# Thread: Do you need equal amounts of data for a chi square test?

1. ## Do you need equal amounts of data for a chi square test?

I'm trying to see if there is a dependent relationship between whether a school is public or private and its student-teacher ratio. I'm not sure if I can use a chi square test for this because there is like a 6 to 1 ratio between the amounts of public and private schools that I have for my data (way more public schools). Can I chi square test still work?

2. Is the 6:1 the ratio of the sample or the entire population?

Do you know roughly the size of the population? How big is the sample? Is the teacher student ratio normally distributed?

Remember the smaller value for n will increase the probability of occuring a Type II error.

3. Originally Posted by pickslides
Is the 6:1 the ratio of the sample or the entire population?

Do you know roughly the size of the population? How big is the sample? Is the teacher student ratio normally distributed?

Remember the smaller value for n will increase the probability of occuring a Type II error.
I'm honestly not sure exactly how to answer that. I have data from all the schools in California (around 1100 public and almost 200 private; that's where the ratio comes from). I used California because I'd have a reasonable amount of private schools without having to get additional private school data from another state.

4. I think the amount of data you have is sufficient to perform a test on the data.

If the conclusion you want to draw is for 'the population of schools in California' then the good news is you seem to have the entire population data set!?

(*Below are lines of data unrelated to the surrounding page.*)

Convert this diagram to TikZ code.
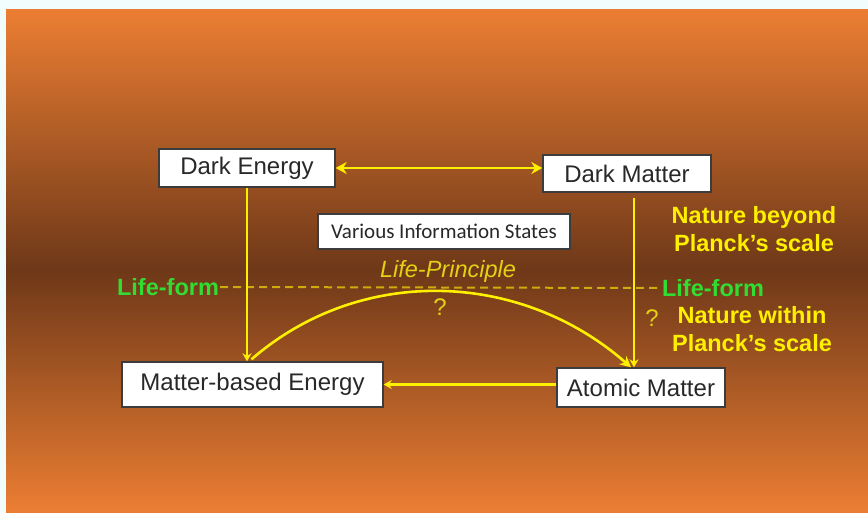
\documentclass[tikz,border=0pt]{standalone}
\usepackage{fontspec}
\setmainfont{Liberation Sans}
\newfontfamily\calfont{Carlito}
\usetikzlibrary{arrows.meta,calc}
\definecolor{bgedge}{RGB}{240,253,252}
\definecolor{orangetop}{RGB}{236,126,51}
\definecolor{brownmid}{RGB}{110,56,24}
\definecolor{boxborder}{RGB}{60,60,60}
\definecolor{boxtext}{RGB}{40,40,40}
\definecolor{lineyellow}{RGB}{255,240,0}
\definecolor{dimyellow}{RGB}{228,208,20}
\definecolor{dashyellow}{RGB}{205,172,15}
\definecolor{lifegreen}{RGB}{50,220,50}
\tikzset{
  box/.style={draw=boxborder, line width=1.4pt, fill=white, text=boxtext, inner sep=0pt, font=\fontsize{24}{26}\selectfont},
  conn/.style={draw=lineyellow, line width=2.6pt},
  tip/.style={-{Stealth[length=11pt,width=11pt]}},
  smalltip/.style={-{Stealth[length=8pt,width=9pt]}},
  greenlbl/.style={text=lifegreen, font=\bfseries\fontsize{23.5}{26}\selectfont, inner sep=1pt},
  yellbl/.style={text=lineyellow, font=\bfseries\fontsize{23.5}{28}\selectfont, align=center, inner sep=0pt},
  dimlbl/.style={text=dimyellow, font=\fontsize{24}{26}\selectfont, inner sep=0pt}
}
\begin{document}
\begin{tikzpicture}[x=1pt,y=-1pt]
\useasboundingbox (0,0) rectangle (868,512);
\fill[bgedge] (0,0) rectangle (868,512);
\shade[top color=orangetop, bottom color=brownmid] (6,9) rectangle (868,270);
\shade[top color=brownmid, bottom color=orangetop] (6,270) rectangle (868,512);

\node[box, minimum width=176pt, minimum height=38pt] (de) at (247,168) {Dark Energy};
\node[box, minimum width=168pt, minimum height=37pt] (dm) at (627,173.5) {Dark Matter};
\node[box, minimum width=252pt, minimum height=35pt, font=\calfont\fontsize{21}{24}\selectfont] (vis) at (444,231.5) {Various Information States};
\node[box, minimum width=261pt, minimum height=45pt] (mbe) at (252.5,384.5) {Matter-based Energy};
\node[box, minimum width=168pt, minimum height=39pt] (am) at (641,387.5) {Atomic Matter};

\node[greenlbl] (lfl) at (168,287) {Life-form};
\node[greenlbl] (lfr) at (713,288) {Life-form};
\draw[dashyellow, line width=2pt, dash pattern=on 8pt off 5pt] (lfl.east) -- (lfr.west);

\node[dimlbl, font=\itshape\fontsize{23.5}{26}\selectfont] (lp) at (448,271) {Life-Principle};
\node[dimlbl] (q1) at (440,307) {?};
\node[dimlbl] (q2) at (652,318) {?};
\node[yellbl] (nb) at (754,229) {Nature beyond\\Planck’s scale};
\node[yellbl] (nw) at (752,329) {Nature within\\Planck’s scale};

\draw[conn, {Stealth[length=11pt,width=12pt]}-{Stealth[length=11pt,width=12pt]}] (de.east) -- (dm.west |- de.east);
\draw[conn, smalltip] (de.south) -- (de.south |- mbe.north);
\coordinate (dmdrop) at ($(dm.south)+(7,5)$);
\draw[conn, smalltip] (dmdrop) -- (dmdrop |- am.north);
\draw[conn, smalltip] (am.west |- mbe.east) -- (mbe.east);
\coordinate (cstart) at ($(mbe.north)+(-1,-2)$);
\coordinate (cend) at ($(am.north)+(-10,0)$);
\draw[conn, tip] (cstart) .. controls (360,265) and (520,270) .. (cend);
\end{tikzpicture}
\end{document}
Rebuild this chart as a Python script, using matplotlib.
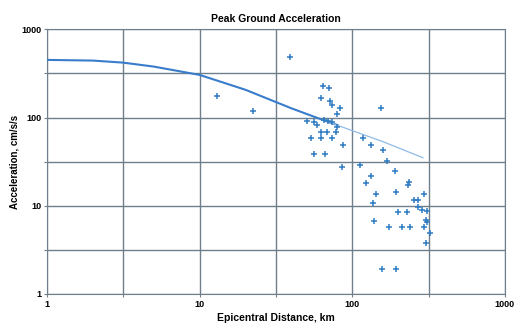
import numpy as np
import matplotlib
matplotlib.use("Agg")
import matplotlib.pyplot as plt

# attenuation curve (distance km, acceleration cm/s/s)
curve_dist = [1, 2, 3.15, 5, 10, 20, 40, 64, 80]
curve_acc = [450, 442, 419, 378, 304, 206, 127, 94, 82]
tail_dist = [64, 100, 160, 290]
tail_acc = [94, 71, 53, 35]

# recorded peak accelerations
obs_dist = [13.0, 22.4, 39.3,
            64.7, 70.3, 62.8, 71.9, 73.6, 83.0, 78.8, 65.7, 69.8, 50.8, 55.9, 73.8,
            59.1, 79.4, 61.9, 68.4, 77.6, 53.6, 62.3, 73.8, 86.9, 55.9, 66.2, 85.0,
            154, 117, 132, 160, 168, 112, 189, 133, 123, 235, 232, 142, 194, 296,
            137, 253, 268, 271, 288, 308, 198, 228, 302, 308, 138, 174, 213, 238,
            295, 323, 302, 156, 194]
obs_acc = [176, 119, 483,
           225, 214, 165, 152, 137, 127, 110, 94, 91.5, 90.3, 89.8, 89.8,
           82.4, 78.2, 68.7, 68.7, 68.7, 58.7, 58.7, 58.7, 48.5, 38.7, 38.7, 27.5,
           127, 58.7, 48.5, 42.9, 32.2, 29.0, 24.8, 21.5, 18.0, 18.8, 17.4, 13.6, 14.5, 13.6,
           10.7, 11.6, 11.6, 9.57, 8.85, 8.66, 8.58, 8.58, 6.85, 6.47, 6.78, 5.75, 5.75, 5.75,
           5.71, 4.92, 3.82, 1.94, 1.94]

grid_ticks = [1, 3.162, 10, 31.62, 100, 316.2, 1000]
grid_labels = ["1", "", "10", "", "100", "", "1000"]

plt.rcParams["font.family"] = ["Liberation Sans", "DejaVu Sans"]

fig = plt.figure(figsize=(5.26, 3.23), dpi=100)
ax = fig.add_axes([0.0894, 0.0898, 0.8706, 0.8195])

ax.plot(curve_dist, curve_acc, color="#3a7ccc", lw=1.5, zorder=3)
ax.plot(tail_dist, tail_acc, color="#8fbbe6", lw=0.9, zorder=3)
ax.scatter(obs_dist, obs_acc, marker="+", s=14, color="#2f7cc2", linewidths=1.1, zorder=4)

ax.set_xscale("log")
ax.set_yscale("log")
ax.set_xlim(1, 1000)
ax.set_ylim(1, 1000)
ax.set_xticks(grid_ticks)
ax.set_xticklabels(grid_labels)
ax.set_yticks(grid_ticks)
ax.set_yticklabels(grid_labels)
ax.minorticks_off()
ax.tick_params(length=2, width=0.8, color="#6f808c", labelsize=6.5, pad=2)
for lab in ax.get_xticklabels() + ax.get_yticklabels():
    lab.set_fontweight("bold")
ax.grid(True, color="#6f808c", lw=1.0)
for s in ax.spines.values():
    s.set_color("#6f808c")

ax.set_title("Peak Ground Acceleration", fontsize=7.5, fontweight="bold", pad=5)
ax.set_xlabel("Epicentral Distance, km", fontsize=7.5, fontweight="bold", labelpad=3)
ax.set_ylabel("Acceleration, cm/s/s", fontsize=7, fontweight="bold", labelpad=1)

fig.savefig("out.png", dpi=100)
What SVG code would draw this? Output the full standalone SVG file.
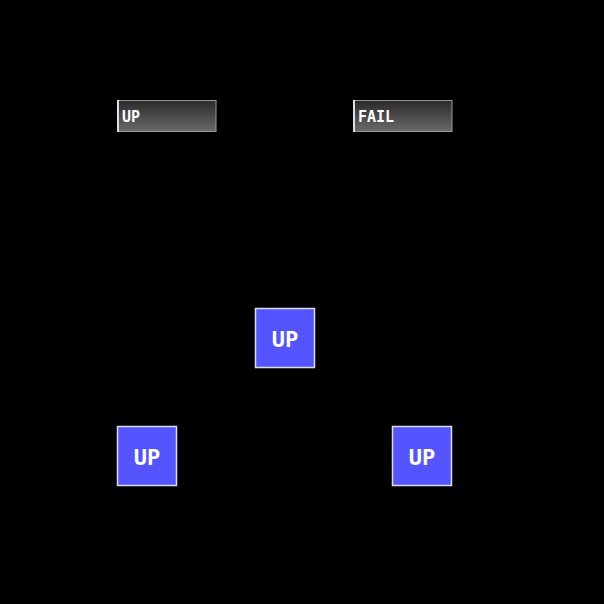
<svg xmlns="http://www.w3.org/2000/svg" width="604" height="604" viewBox="0 0 604 604">
<defs>
<linearGradient id="g" x1="0" y1="0" x2="0" y2="1">
<stop offset="0" stop-color="#2a2a2a"/>
<stop offset="1" stop-color="#6a6a6a"/>
</linearGradient>
</defs>
<style>
.lbl rect{fill:url(#g);stroke:#999;stroke-width:1}
.lbl .edge{stroke:#e0e0e0;stroke-width:2}
.lbl text{font-family:"DejaVu Sans Mono",monospace;font-weight:bold;font-size:15px;fill:#fff}
.node rect{fill:#5555ff;stroke:#dcdcf0;stroke-width:1.5}
.node text{font-family:"DejaVu Sans Mono",monospace;font-weight:bold;font-size:22px;fill:#fff;text-anchor:middle}
</style>
<rect width="604" height="604" fill="#000"/>
<g id="label-up" class="lbl">
<rect x="117.5" y="100.5" width="98.5" height="31"/>
<line class="edge" x1="118" y1="100" x2="118" y2="132"/>
<text x="122" y="122">UP</text>
</g>
<g id="label-fail" class="lbl">
<rect x="353.5" y="100.5" width="98.5" height="31"/>
<line class="edge" x1="354" y1="100" x2="354" y2="132"/>
<text x="358" y="122">FAIL</text>
</g>
<g id="connectors"></g>
<g id="node-center" class="node">
<rect x="255.5" y="308.5" width="59" height="59"/>
<text x="285" y="347">UP</text>
</g>
<g id="node-left" class="node">
<rect x="117.5" y="426.5" width="59" height="59"/>
<text x="147" y="465">UP</text>
</g>
<g id="node-right" class="node">
<rect x="392.5" y="426.5" width="59" height="59"/>
<text x="422" y="465">UP</text>
</g>
</svg>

This means a test is not needed as you can simply calculate each ratio and see if they are the same. The $\displaystyle \chi^2$ test is performed when only a sample is available. Does this make sense?

If you like you can take a sample from each and perform the test. You can also consider a Wilcoxon Ranked Sign Test if you are unsure of the underlying distribution.

5. Originally Posted by pickslides
I think the amount of data you have is sufficient to perform a test on the data.

If the conclusion you want to draw is for 'the population of schools in California' then the good news is you seem to have the entire population data set!?

This means a test is not needed as you can simply calculate each ratio and see if they are the same. The $\displaystyle \chi^2$ test is performed when only a sample is available. Does this make sense?

If you like you can take a sample from each and perform the test. You can also consider a Wilcoxon Ranked Sign Test if you are unsure of the underlying distribution.
I think my problem was I didn't realize that the expected values already compensate for the fact that there are different amounts of data from each type of school, just because of the way they are calculated (multiplying the row sum by the column sum and dividing by the total on a contingency table). I think I know what I'm doing now.

6. I'm also wondering how many bins I should use for the chi square test. I don't know if there's a recommended number based on the amount of data being tested. The student-teacher ratios are generally between 5 and 25.